→ **Exercise**:
Repeat the material below word for word and leave out all pictures.

##########

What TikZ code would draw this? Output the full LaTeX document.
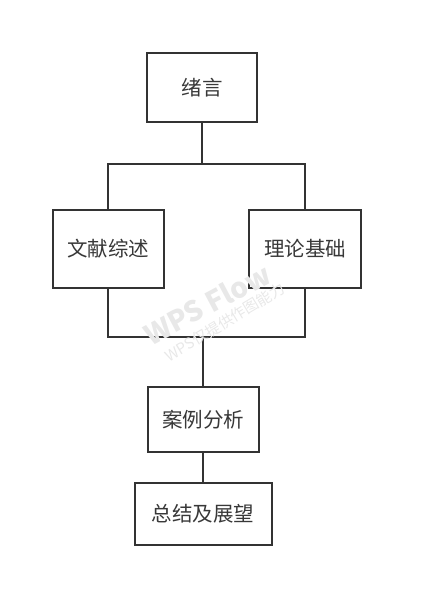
\documentclass[tikz,border=0pt]{standalone}
\usepackage{fontspec}
\setmainfont{Noto Sans CJK SC}
\begin{document}
\begin{tikzpicture}[x=1pt,y=-1pt,
  box/.style={draw=black!80, line width=2pt, fill=white, inner sep=0pt, text=black!78, font=\fontsize{20.5}{24}\selectfont},
  conn/.style={draw=black!80, line width=2pt},
  wmark/.style={text=black!9, inner sep=0pt}]
\useasboundingbox (0,0) rectangle (428,613);
\node[box, minimum width=110, minimum height=69] (a) at (202,87.5) {绪言};
\node[box, minimum width=111, minimum height=78] (b) at (108,249) {文献综述};
\node[box, minimum width=112, minimum height=78] (c) at (305,249) {理论基础};
\node[box, minimum width=111, minimum height=65] (d) at (203,419.5) {案例分析};
\node[box, minimum width=137, minimum height=62] (e) at (203,514) {总结及展望};
\coordinate (j1) at (202,164);
\coordinate (j2) at (203,337);
\draw[conn] (a.south) -- (j1);
\draw[conn] (b.north) |- (j1) -| (c.north);
\draw[conn] (b.south) |- (j2) -| (c.south);
\draw[conn] (j2) -- (d.north);
\draw[conn] (d.south) -- (e.north);
% watermark
\node[wmark, rotate=28, font=\fontsize{28}{30}\selectfont\bfseries] (wm1) at (207,304) {WPS Flow};
\node[wmark, rotate=31, font=\fontsize{15}{17}\selectfont] (wm2) at (225,322) {WPS仅提供作图能力};
\end{tikzpicture}
\end{document}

##########

→ **Result of this exercise**:
What TikZ code would draw this? Output the full LaTeX document.
\documentclass[tikz,border=0pt]{standalone}
\usepackage{fontspec}
\setmainfont{Noto Sans CJK SC}
\begin{document}
\begin{tikzpicture}[x=1pt,y=-1pt,
  box/.style={draw=black!80, line width=2pt, fill=white, inner sep=0pt, text=black!78, font=\fontsize{20.5}{24}\selectfont},
  conn/.style={draw=black!80, line width=2pt},
  wmark/.style={text=black!9, inner sep=0pt}]
\useasboundingbox (0,0) rectangle (428,613);
\node[box, minimum width=110, minimum height=69] (a) at (202,87.5) {绪言};
\node[box, minimum width=111, minimum height=78] (b) at (108,249) {文献综述};
\node[box, minimum width=112, minimum height=78] (c) at (305,249) {理论基础};
\node[box, minimum width=111, minimum height=65] (d) at (203,419.5) {案例分析};
\node[box, minimum width=137, minimum height=62] (e) at (203,514) {总结及展望};
\coordinate (j1) at (202,164);
\coordinate (j2) at (203,337);
\draw[conn] (a.south) -- (j1);
\draw[conn] (b.north) |- (j1) -| (c.north);
\draw[conn] (b.south) |- (j2) -| (c.south);
\draw[conn] (j2) -- (d.north);
\draw[conn] (d.south) -- (e.north);
% watermark
\node[wmark, rotate=28, font=\fontsize{28}{30}\selectfont\bfseries] (wm1) at (207,304) {WPS Flow};
\node[wmark, rotate=31, font=\fontsize{15}{17}\selectfont] (wm2) at (225,322) {WPS仅提供作图能力};
\end{tikzpicture}
\end{document}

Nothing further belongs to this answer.